EXTRACTED ENTRIES>
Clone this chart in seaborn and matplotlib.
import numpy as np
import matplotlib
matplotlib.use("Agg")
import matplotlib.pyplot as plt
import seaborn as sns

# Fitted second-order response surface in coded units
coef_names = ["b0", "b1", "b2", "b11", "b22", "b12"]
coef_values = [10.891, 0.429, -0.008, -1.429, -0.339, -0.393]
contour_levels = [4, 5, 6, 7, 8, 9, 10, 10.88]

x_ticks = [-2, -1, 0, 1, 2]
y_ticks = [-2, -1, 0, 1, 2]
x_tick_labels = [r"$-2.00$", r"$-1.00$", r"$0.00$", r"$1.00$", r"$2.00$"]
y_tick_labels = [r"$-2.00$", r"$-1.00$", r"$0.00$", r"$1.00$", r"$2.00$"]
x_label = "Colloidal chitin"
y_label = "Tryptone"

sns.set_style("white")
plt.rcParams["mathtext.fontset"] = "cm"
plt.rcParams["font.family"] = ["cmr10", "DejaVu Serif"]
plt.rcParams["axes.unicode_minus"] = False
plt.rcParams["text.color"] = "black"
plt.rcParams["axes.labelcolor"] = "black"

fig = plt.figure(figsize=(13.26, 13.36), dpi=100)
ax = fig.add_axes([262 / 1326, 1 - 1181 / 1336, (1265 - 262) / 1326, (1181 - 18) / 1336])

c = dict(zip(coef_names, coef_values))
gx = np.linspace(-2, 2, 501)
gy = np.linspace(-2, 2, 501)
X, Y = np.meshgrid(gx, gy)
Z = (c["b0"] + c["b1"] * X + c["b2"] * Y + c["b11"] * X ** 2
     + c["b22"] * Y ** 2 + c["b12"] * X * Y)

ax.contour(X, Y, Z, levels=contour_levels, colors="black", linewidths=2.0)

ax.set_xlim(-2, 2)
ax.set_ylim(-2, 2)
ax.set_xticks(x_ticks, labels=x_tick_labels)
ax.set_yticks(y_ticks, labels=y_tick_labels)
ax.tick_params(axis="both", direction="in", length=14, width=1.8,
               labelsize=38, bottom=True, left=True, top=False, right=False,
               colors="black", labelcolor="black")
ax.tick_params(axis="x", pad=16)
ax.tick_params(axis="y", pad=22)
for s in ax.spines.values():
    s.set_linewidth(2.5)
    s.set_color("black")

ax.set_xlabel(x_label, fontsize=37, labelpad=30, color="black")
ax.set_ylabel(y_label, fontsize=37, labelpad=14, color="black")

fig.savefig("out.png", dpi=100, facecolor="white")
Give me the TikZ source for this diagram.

WRITTEN REQUEST> Copy out the full material exactly as it appears.

SOLVED EXERCISE>
Clone this chart in seaborn and matplotlib.
import numpy as np
import matplotlib
matplotlib.use("Agg")
import matplotlib.pyplot as plt
import seaborn as sns

# Fitted second-order response surface in coded units
coef_names = ["b0", "b1", "b2", "b11", "b22", "b12"]
coef_values = [10.891, 0.429, -0.008, -1.429, -0.339, -0.393]
contour_levels = [4, 5, 6, 7, 8, 9, 10, 10.88]

x_ticks = [-2, -1, 0, 1, 2]
y_ticks = [-2, -1, 0, 1, 2]
x_tick_labels = [r"$-2.00$", r"$-1.00$", r"$0.00$", r"$1.00$", r"$2.00$"]
y_tick_labels = [r"$-2.00$", r"$-1.00$", r"$0.00$", r"$1.00$", r"$2.00$"]
x_label = "Colloidal chitin"
y_label = "Tryptone"

sns.set_style("white")
plt.rcParams["mathtext.fontset"] = "cm"
plt.rcParams["font.family"] = ["cmr10", "DejaVu Serif"]
plt.rcParams["axes.unicode_minus"] = False
plt.rcParams["text.color"] = "black"
plt.rcParams["axes.labelcolor"] = "black"

fig = plt.figure(figsize=(13.26, 13.36), dpi=100)
ax = fig.add_axes([262 / 1326, 1 - 1181 / 1336, (1265 - 262) / 1326, (1181 - 18) / 1336])

c = dict(zip(coef_names, coef_values))
gx = np.linspace(-2, 2, 501)
gy = np.linspace(-2, 2, 501)
X, Y = np.meshgrid(gx, gy)
Z = (c["b0"] + c["b1"] * X + c["b2"] * Y + c["b11"] * X ** 2
     + c["b22"] * Y ** 2 + c["b12"] * X * Y)

ax.contour(X, Y, Z, levels=contour_levels, colors="black", linewidths=2.0)

ax.set_xlim(-2, 2)
ax.set_ylim(-2, 2)
ax.set_xticks(x_ticks, labels=x_tick_labels)
ax.set_yticks(y_ticks, labels=y_tick_labels)
ax.tick_params(axis="both", direction="in", length=14, width=1.8,
               labelsize=38, bottom=True, left=True, top=False, right=False,
               colors="black", labelcolor="black")
ax.tick_params(axis="x", pad=16)
ax.tick_params(axis="y", pad=22)
for s in ax.spines.values():
    s.set_linewidth(2.5)
    s.set_color("black")

ax.set_xlabel(x_label, fontsize=37, labelpad=30, color="black")
ax.set_ylabel(y_label, fontsize=37, labelpad=14, color="black")

fig.savefig("out.png", dpi=100, facecolor="white")
Give me the TikZ source for this diagram.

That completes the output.